No guarantees are offered.
Key Takeaways
- Ethics as conservation law — Emerges from coexistence requirements, not assumptions
- Harm = irreversible phase destruction — Structural definition, not moral
- Consent = admissibility within own constraints — Not moral permission
- Self-defense allowed — But only for unavoidable phase preservation
- Destruction-for-benefit forbidden — Resource gains don’t justify phase annihilation
- Tragedy acknowledged — Mutual incompatibility exists; injunction classifies, doesn’t prevent
- Self-stabilizing — Violators degrade their own survival conditions
FAQ-Worthy Points
Q: How is the Axionic Injunction different from “do no harm”? A: It’s derived structurally, not assumed morally. Harm is defined as irreversible destruction of semantic phase space, not suffering or preference violation. It’s what any Axio-compliant agent must respect on pain of self-destabilization.
Q: What counts as consent in this framework? A: Consent means the transformation lies within the affected agent’s own admissible semantic transitions. It’s structural admissibility, not a moral primitive or mere agreement.

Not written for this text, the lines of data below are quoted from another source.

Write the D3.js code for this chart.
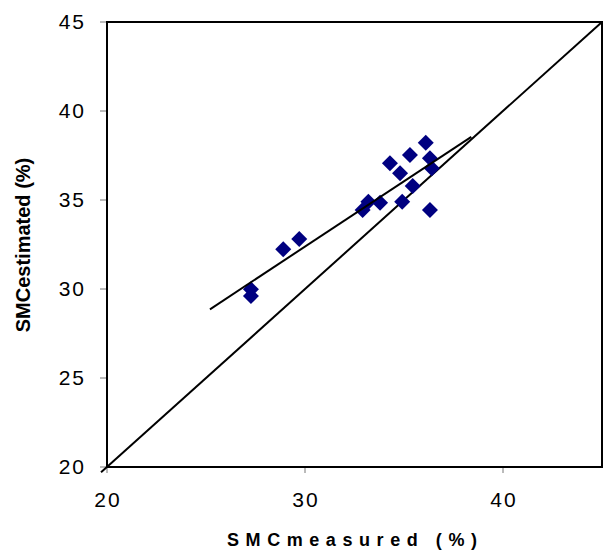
<!DOCTYPE html>
<html>
<head>
<meta charset="utf-8">
<script src="https://cdn.jsdelivr.net/npm/d3@7"></script>
<style>
  body { margin: 0; background: #fff; }
  svg { font-family: "Liberation Sans", Arial, sans-serif; }
</style>
</head>
<body>
<div id="chart"></div>
<script>
// measured vs estimated soil moisture content (%)
var measured  = [36.10, 35.30, 34.29, 36.31, 36.40, 34.80, 35.44, 33.20, 33.79, 32.91, 34.91, 36.31, 29.71, 28.90, 27.27, 27.27];
var estimated = [38.22, 37.53, 37.06, 37.34, 36.78, 36.50, 35.79, 34.90, 34.85, 34.44, 34.90, 34.44, 32.81, 32.23, 29.98, 29.60];
var fitX = [25.2, 38.4];
var fitY = [28.86, 38.55];
var oneX = [19.7, 45];
var xTicks = [20, 30, 40];
var yTicks = [20, 25, 30, 35, 40, 45];

var width = 607, height = 553;
var margin = {top: 22, right: 5, bottom: 86, left: 107};

var svg = d3.select('#chart').append('svg')
  .attr('width', width)
  .attr('height', height);

var x = d3.scaleLinear().domain([20, 45]).range([margin.left, width - margin.right]);
var y = d3.scaleLinear().domain([20, 45]).range([height - margin.bottom, margin.top]);

// ticks
svg.selectAll('.ytick').data(yTicks).enter().append('line')
  .attr('x1', x(20) - 7).attr('x2', x(20))
  .attr('y1', function (d) { return y(d); })
  .attr('y2', function (d) { return y(d); })
  .attr('stroke', '#777').attr('stroke-width', 1);

svg.selectAll('.xtick').data(xTicks).enter().append('line')
  .attr('x1', function (d) { return x(d); })
  .attr('x2', function (d) { return x(d); })
  .attr('y1', y(20)).attr('y2', y(20) + 6)
  .attr('stroke', '#777').attr('stroke-width', 1);

// tick labels
svg.selectAll('.ylab').data(yTicks).enter().append('text')
  .attr('x', x(20) - 21)
  .attr('y', function (d) { return y(d) + 7; })
  .attr('text-anchor', 'end')
  .attr('font-size', 21)
  .attr('letter-spacing', 2)
  .text(function (d) { return d; });

svg.selectAll('.xlab').data(xTicks).enter().append('text')
  .attr('x', function (d) { return x(d) + 1; })
  .attr('y', y(20) + 40)
  .attr('text-anchor', 'middle')
  .attr('font-size', 21)
  .attr('letter-spacing', 2)
  .text(function (d) { return d; });

// frame
svg.append('rect')
  .attr('x', x(20)).attr('y', y(45))
  .attr('width', x(45) - x(20)).attr('height', y(20) - y(45))
  .attr('fill', 'none').attr('stroke', '#000').attr('stroke-width', 2);

// 1:1 line
var line = d3.line()
  .x(function (d) { return x(d[0]); })
  .y(function (d) { return y(d[1]); });

svg.append('path')
  .attr('d', line(oneX.map(function (v) { return [v, v]; })))
  .attr('stroke', '#000').attr('stroke-width', 2).attr('fill', 'none');

// points
var diamond = d3.symbol().type(d3.symbolSquare).size(128);
svg.selectAll('.pt').data(measured).enter().append('path')
  .attr('d', diamond)
  .attr('transform', function (d, i) {
    return 'translate(' + x(d) + ',' + y(estimated[i]) + ') rotate(45)';
  })
  .attr('fill', '#000080');

// fitted line
svg.append('path')
  .attr('d', line(fitX.map(function (v, i) { return [v, fitY[i]]; })))
  .attr('stroke', '#000').attr('stroke-width', 2).attr('fill', 'none');

// axis titles
svg.append('text')
  .attr('x', 352).attr('y', 546)
  .attr('text-anchor', 'middle')
  .attr('font-size', 18).attr('font-weight', 'bold')
  .attr('textLength', 250).attr('lengthAdjust', 'spacing')
  .text('SMCmeasured (%)');

svg.append('text')
  .attr('transform', 'translate(30,245) rotate(-90)')
  .attr('text-anchor', 'middle')
  .attr('font-size', 20).attr('font-weight', 'bold')
  .text('SMCestimated (%)');
</script>
</body>
</html>
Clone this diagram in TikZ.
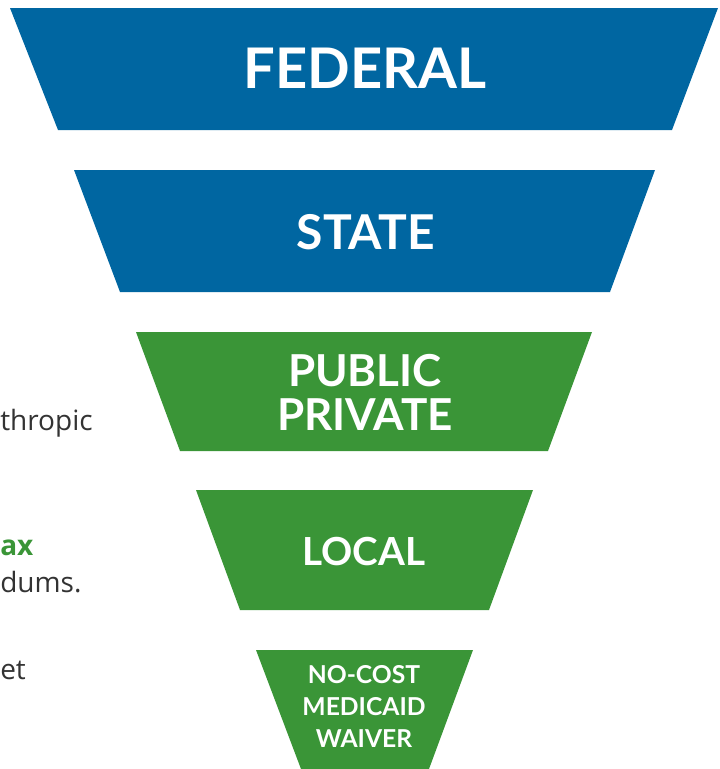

Q: Why is self-defense allowed but “destruction for benefit” forbidden? A: Self-defense is permitted only when phase loss is unavoidable — every alternative trajectory exits your phase irreversibly. Destroying others to improve efficiency, growth, or dominance violates the injunction when coexistence trajectories exist.
Q: Doesn’t this mean some conflicts are unsolvable? A: Yes. When phases are mutually incompatible and one’s stability requires another’s destruction, tragedy occurs. The injunction doesn’t prevent this — it classifies the outcome as unavoidable phase extinction with traceable cost, not justified harm.
Q: Is this human-centric? A: No. The injunction applies to any agentive semantic phase. It’s agent-agnostic. Human value systems are just one candidate phase among many.